## DATA RECORDS:
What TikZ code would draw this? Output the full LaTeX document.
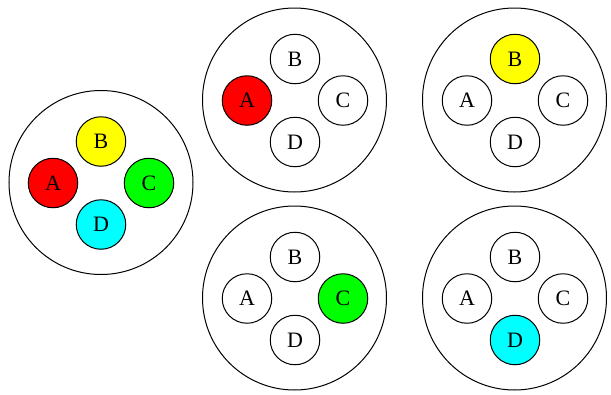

...

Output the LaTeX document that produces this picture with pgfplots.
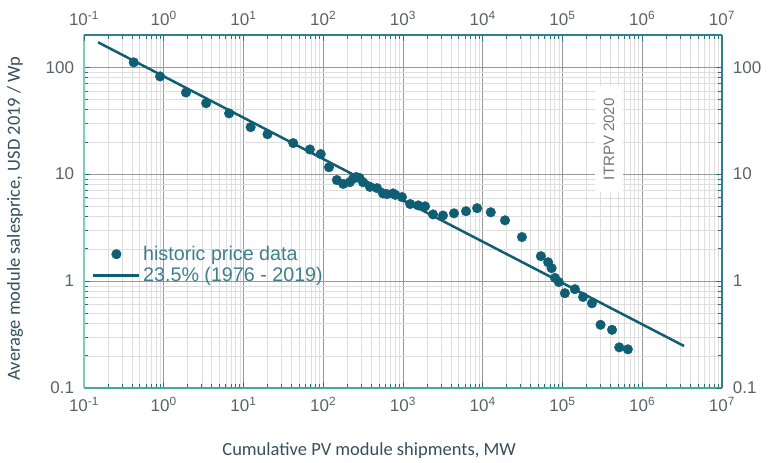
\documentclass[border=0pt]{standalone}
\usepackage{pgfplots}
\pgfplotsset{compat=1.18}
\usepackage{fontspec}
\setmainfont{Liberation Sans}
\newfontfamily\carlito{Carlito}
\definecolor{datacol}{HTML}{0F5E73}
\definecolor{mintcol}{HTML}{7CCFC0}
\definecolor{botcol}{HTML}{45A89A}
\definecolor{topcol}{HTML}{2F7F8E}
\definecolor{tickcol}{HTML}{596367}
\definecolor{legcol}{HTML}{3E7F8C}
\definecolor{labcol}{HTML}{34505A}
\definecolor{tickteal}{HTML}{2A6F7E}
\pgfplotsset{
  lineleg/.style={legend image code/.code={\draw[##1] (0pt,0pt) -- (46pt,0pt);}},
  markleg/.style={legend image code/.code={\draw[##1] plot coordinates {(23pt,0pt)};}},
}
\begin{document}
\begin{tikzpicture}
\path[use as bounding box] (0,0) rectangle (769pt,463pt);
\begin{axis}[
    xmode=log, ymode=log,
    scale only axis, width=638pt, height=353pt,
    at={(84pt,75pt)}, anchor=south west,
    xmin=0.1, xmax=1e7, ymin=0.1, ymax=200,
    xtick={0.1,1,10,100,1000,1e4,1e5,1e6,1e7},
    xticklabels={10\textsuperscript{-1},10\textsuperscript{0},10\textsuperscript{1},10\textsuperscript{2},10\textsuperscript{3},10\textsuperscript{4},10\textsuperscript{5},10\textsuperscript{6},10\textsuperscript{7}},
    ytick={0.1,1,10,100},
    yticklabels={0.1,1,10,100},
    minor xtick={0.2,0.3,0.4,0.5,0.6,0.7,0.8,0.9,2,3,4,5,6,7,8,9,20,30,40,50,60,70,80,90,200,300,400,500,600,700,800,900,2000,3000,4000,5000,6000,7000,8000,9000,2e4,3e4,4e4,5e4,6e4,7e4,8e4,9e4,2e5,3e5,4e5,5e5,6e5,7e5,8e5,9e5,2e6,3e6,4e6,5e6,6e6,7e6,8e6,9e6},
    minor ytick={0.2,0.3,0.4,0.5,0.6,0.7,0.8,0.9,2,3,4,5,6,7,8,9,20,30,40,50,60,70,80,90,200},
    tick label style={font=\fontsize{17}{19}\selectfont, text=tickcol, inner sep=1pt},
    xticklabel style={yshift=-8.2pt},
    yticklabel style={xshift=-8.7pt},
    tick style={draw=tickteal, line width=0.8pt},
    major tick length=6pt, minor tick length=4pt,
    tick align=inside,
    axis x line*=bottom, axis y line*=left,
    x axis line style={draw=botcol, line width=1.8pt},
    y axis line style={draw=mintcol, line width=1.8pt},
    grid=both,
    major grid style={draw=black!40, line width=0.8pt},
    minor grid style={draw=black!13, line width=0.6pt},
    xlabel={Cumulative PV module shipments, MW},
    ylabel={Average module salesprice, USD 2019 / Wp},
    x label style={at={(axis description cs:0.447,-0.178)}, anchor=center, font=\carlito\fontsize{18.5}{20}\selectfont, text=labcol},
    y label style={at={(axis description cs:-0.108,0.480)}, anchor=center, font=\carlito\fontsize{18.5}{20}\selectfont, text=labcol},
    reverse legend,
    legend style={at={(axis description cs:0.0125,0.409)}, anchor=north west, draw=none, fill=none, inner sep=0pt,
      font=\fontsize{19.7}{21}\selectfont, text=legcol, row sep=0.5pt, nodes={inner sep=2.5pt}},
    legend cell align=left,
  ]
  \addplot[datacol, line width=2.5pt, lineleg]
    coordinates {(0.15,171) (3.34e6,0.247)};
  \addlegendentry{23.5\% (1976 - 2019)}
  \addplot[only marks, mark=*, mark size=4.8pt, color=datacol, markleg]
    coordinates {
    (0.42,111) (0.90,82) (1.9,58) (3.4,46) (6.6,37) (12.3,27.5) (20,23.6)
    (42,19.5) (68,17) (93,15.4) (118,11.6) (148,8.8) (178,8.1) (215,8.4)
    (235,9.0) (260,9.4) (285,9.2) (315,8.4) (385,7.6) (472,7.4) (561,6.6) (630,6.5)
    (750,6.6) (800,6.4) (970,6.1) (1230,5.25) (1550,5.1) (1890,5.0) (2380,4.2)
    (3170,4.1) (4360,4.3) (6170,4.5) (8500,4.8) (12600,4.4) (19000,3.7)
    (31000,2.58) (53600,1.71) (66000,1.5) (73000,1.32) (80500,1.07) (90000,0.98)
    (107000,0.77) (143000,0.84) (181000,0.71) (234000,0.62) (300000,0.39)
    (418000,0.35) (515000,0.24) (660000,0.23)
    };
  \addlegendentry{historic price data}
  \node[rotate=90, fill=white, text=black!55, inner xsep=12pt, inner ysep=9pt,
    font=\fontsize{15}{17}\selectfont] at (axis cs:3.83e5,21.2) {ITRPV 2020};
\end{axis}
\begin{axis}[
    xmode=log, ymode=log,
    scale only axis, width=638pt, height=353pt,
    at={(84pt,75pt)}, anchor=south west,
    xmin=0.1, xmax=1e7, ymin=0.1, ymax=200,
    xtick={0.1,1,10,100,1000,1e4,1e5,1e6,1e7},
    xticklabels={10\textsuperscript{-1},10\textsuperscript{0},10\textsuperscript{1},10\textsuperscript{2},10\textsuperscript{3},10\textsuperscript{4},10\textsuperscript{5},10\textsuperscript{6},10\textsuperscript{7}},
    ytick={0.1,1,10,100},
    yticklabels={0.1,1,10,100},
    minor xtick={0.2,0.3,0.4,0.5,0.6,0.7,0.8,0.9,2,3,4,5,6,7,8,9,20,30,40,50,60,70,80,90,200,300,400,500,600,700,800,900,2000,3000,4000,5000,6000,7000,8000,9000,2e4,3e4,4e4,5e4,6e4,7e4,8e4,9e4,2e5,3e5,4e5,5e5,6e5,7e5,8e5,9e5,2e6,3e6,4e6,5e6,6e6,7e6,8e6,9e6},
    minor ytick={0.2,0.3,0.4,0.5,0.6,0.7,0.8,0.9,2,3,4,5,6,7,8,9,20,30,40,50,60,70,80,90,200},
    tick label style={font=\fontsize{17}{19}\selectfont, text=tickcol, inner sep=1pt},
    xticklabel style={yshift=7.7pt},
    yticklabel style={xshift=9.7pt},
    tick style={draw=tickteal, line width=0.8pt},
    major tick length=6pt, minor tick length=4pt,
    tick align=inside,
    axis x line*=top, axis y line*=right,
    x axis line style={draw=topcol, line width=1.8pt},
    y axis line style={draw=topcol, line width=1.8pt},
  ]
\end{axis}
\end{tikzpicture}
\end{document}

## TASK REQUIREMENTS:
From the listing above, copy every line that includes the word "code".

## FINISHED EXERCISE:
What TikZ code would draw this? Output the full LaTeX document.
  lineleg/.style={legend image code/.code={\draw[##1] (0pt,0pt) -- (46pt,0pt);}},
  markleg/.style={legend image code/.code={\draw[##1] plot coordinates {(23pt,0pt)};}},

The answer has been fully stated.